At Four Nations, yet again

AP Photo/Gerry Broome

After 12 Four Nations tournaments and three Olympics, Julie Chu is the veteran of the U.S. hockey team.

I'm one of the veterans on the U.S. women's national team, but when I look at the younger players, I'm humbled to think that I was in their shoes not too long ago. In fact, I remember being absolutely terrified as a 17-year-old playing with the national team.

I was in my first Four Nations Cup all the way back in 2000, and I'm pretty sure I've missed the tournament only once since then, due to the timing of my freshman midterms. At that point, I figured I should probably focus on being a student in order to avoid possibly failing out -- a good choice in hindsight!

Fast forward to today, where we're in the midst of yet another Cup, and while it's my 12th time here, it's our first major tournament of the season. We'll play Canada, Finland and Sweden in four games that run throughout this week. We already have one in the "W" column: We beat Sweden 4-0 today in our opening game. We're happy with the result, and still have plenty of room to improve. With only a few practices together as a full team before today, we expected to have some kinks to work out in the first game or two.

Doug Pensinger/Getty Images

Julie Chu and the U.S. team are hoping to beat Canada at this year's Four Nations. Canada beat the U.S. in overtime at worlds in April.
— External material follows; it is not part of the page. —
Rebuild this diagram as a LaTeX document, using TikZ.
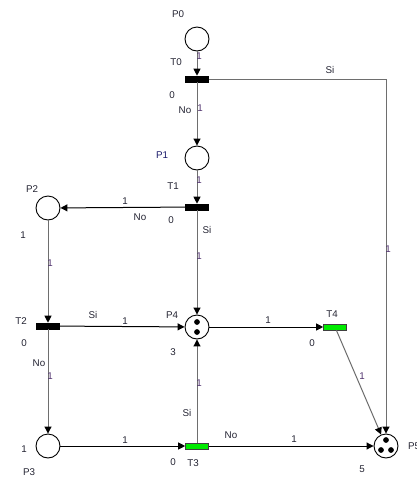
\documentclass[tikz,border=0pt]{standalone}
\usepackage{fontspec}
\setmainfont{Liberation Sans}
\usetikzlibrary{arrows.meta}

\definecolor{edgegray}{RGB}{110,110,110}
\definecolor{wcol}{RGB}{80,50,110}
\definecolor{tcol}{RGB}{35,35,50}
\definecolor{pcol}{RGB}{25,25,105}
\definecolor{fired}{RGB}{0,235,0}

\begin{document}
\begin{tikzpicture}[x=1pt,y=-1pt,
	place/.style={circle,draw,line width=0.9pt,minimum size=24pt,inner sep=0pt},
	trans/.style={rectangle,draw,fill=black,line width=0.6pt,minimum width=23pt,minimum height=6pt,inner sep=0pt},
	transon/.style={trans,fill=fired,draw=black!75},
	arc/.style={line width=1pt,-{Triangle[length=7pt,width=7pt,color=black]}},
	arcg/.style={arc,draw=edgegray},
	lbl/.style={font=\fontsize{9.8}{11}\selectfont,text=tcol,inner sep=0pt},
	wgt/.style={lbl,text=wcol}]
		\useasboundingbox (0,0) rectangle (416,477);
		% places
		\node[place] (P0) at (197,39) {};
		\node[place] (P1) at (197,158) {};
		\node[place] (P2) at (48,208) {};
		\node[place] (P3) at (48,446) {};
		\node[place] (P4) at (197,327) {};
		\node[place] (P5) at (386,446) {};
		% transitions
		\node[trans] (T0) at (197,79) {};
		\node[trans] (T1) at (197,207) {};
		\node[trans] (T2) at (48,326) {};
		\node[transon] (T3) at (197,446) {};
		\node[transon] (T4) at (335,327) {};
		% tokens
		\filldraw[black] (P4.center) ++(0,-5) circle (2.6pt);
		\filldraw[black] (P4.center) ++(0,5) circle (2.6pt);
		\filldraw[black] (P5.center) ++(0,-6) circle (2.6pt);
		\filldraw[black] (P5.center) ++(-5,4) circle (2.6pt);
		\filldraw[black] (P5.center) ++(5,4) circle (2.6pt);
		% arcs
		\draw[arcg] (P0) -- (T0);
		\draw[arcg] (T0) -- (P1);
		\draw[arcg] (T0) -| (P5);
		\draw[arcg] (P1) -- (T1);
		\draw[arc] (T1) -- (P2);
		\draw[arcg] (T1) -- (P4);
		\draw[arcg] (P2) -- (T2);
		\draw[arc] (T2) -- (P4);
		\draw[arcg] (T2) -- (P3);
		\draw[arc] (P4) -- (T4);
		\draw[arcg] (T4) -- (P5);
		\draw[arc] (P3) -- (T3);
		\draw[arcg] (T3) -- (P4);
		\draw[arc] (T3) -- (P5);
		% place labels
		\node[lbl] (nP0) at (178,14) {P0};
		\node[lbl,text=pcol] (nP1) at (162,155) {P1};
		\node[lbl] (nP2) at (32,189) {P2};
		\node[lbl] (mP2) at (23,235) {1};
		\node[lbl] (nP3) at (29,472) {P3};
		\node[lbl] (mP3) at (24,449) {1};
		\node[lbl] (nP4) at (172,315) {P4};
		\node[lbl] (mP4) at (173,352) {3};
		\node[lbl,anchor=west] (nP5) at (408,446) {P5};
		\node[lbl] (mP5) at (362,469) {5};
		% transition labels
		\node[lbl] (nT0) at (176,62) {T0};
		\node[lbl] (kT0) at (172,95) {0};
		\node[lbl] (nT1) at (173,186) {T1};
		\node[lbl] (kT1) at (171,220) {0};
		\node[lbl] (nT2) at (21,321) {T2};
		\node[lbl] (kT2) at (24,343) {0};
		\node[lbl] (nT3) at (193,463) {T3};
		\node[lbl] (kT3) at (173,462) {0};
		\node[lbl] (nT4) at (332,314) {T4};
		\node[lbl] (kT4) at (312,343) {0};
		% Si / No
		\node[lbl] (sT0) at (330,70) {Si};
		\node[lbl] (oT0) at (185,110) {No};
		\node[lbl] (sT1) at (207,230) {Si};
		\node[lbl] (oT1) at (140,217) {No};
		\node[lbl] (sT2) at (93,315) {Si};
		\node[lbl] (oT2) at (39,363) {No};
		\node[lbl] (sT3) at (187,413) {Si};
		\node[lbl] (oT3) at (231,435) {No};
		% weights
		\node[wgt] (w1) at (199,56) {1};
		\node[wgt] (w2) at (200,108) {1};
		\node[wgt] (w3) at (388,249) {1};
		\node[wgt] (w4) at (199,180) {1};
		\node[lbl] (w5) at (125,201) {1};
		\node[wgt] (w6) at (199,256) {1};
		\node[wgt] (w7) at (50,263) {1};
		\node[lbl] (w8) at (125,321) {1};
		\node[wgt] (w9) at (50,376) {1};
		\node[lbl] (w10) at (268,320) {1};
		\node[wgt] (w11) at (199,383) {1};
		\node[wgt] (w12) at (362,376) {1};
		\node[lbl] (w13) at (125,440) {1};
		\node[lbl] (w14) at (294,439) {1};
\end{tikzpicture}
\end{document}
Our major rival here is Canada. We lost to the Canadians in overtime at the world championships in April, which definitely provides a little (OK, a lot of) extra incentive to get the job done this time around. We're evenly matched in a lot of ways, so the only way to get the edge is to play as physically as possible within the rules. People are usually surprised when they see their first women's hockey game in person for just that reason. There's no full body checking, but there's still plenty of contact. Oh, and for the record, we have full face masks, so we also have all of our teeth (I get that question a lot!).

Our coach, Katey Stone, is big on saying, "Go fast, but don't hurry," which is great advice no matter how long you've been in the game. But for the younger generation, I also hope we can stress that though they're skilled players, there's always room to get better. In addition, I want to show them that working hard doesn't always mean pain and suffering. As much of a cliché as it may sound like, it can really be fun, too!

Speaking of which, we were completely spoiled last week at training camp at the Madison Square Garden Training Center just outside New York City. We're used to living in public rinks, so when we walked into an absolutely beautiful lobby, I quickly realized we were in for a treat. In addition to the Rangers, the Knicks and the Liberty also work out there. We even got to meet some of the Knicks players! It was like fantasy camp, complete with an amazing dining hall. Seriously, we had to stop ourselves from eating too much.

Though we did get a chance to soak in the high life, we all know we have a lot of work to do here in Finland. Yes, we want to win, and we also want to prove ourselves individually. I'm just one of many shooting for a spot on the 2014 Olympic roster, so each girl knows it's just as much about performing for a single game as it is about making a place for yourself in the future of USA Hockey. Of course, I also understand that thinking too far in advance can rob today of some pretty great things. Staying in the moment is definitely the way to go.

Hopefully I'll have more good news to share after our games this week. We play Canada tomorrow, so go USA!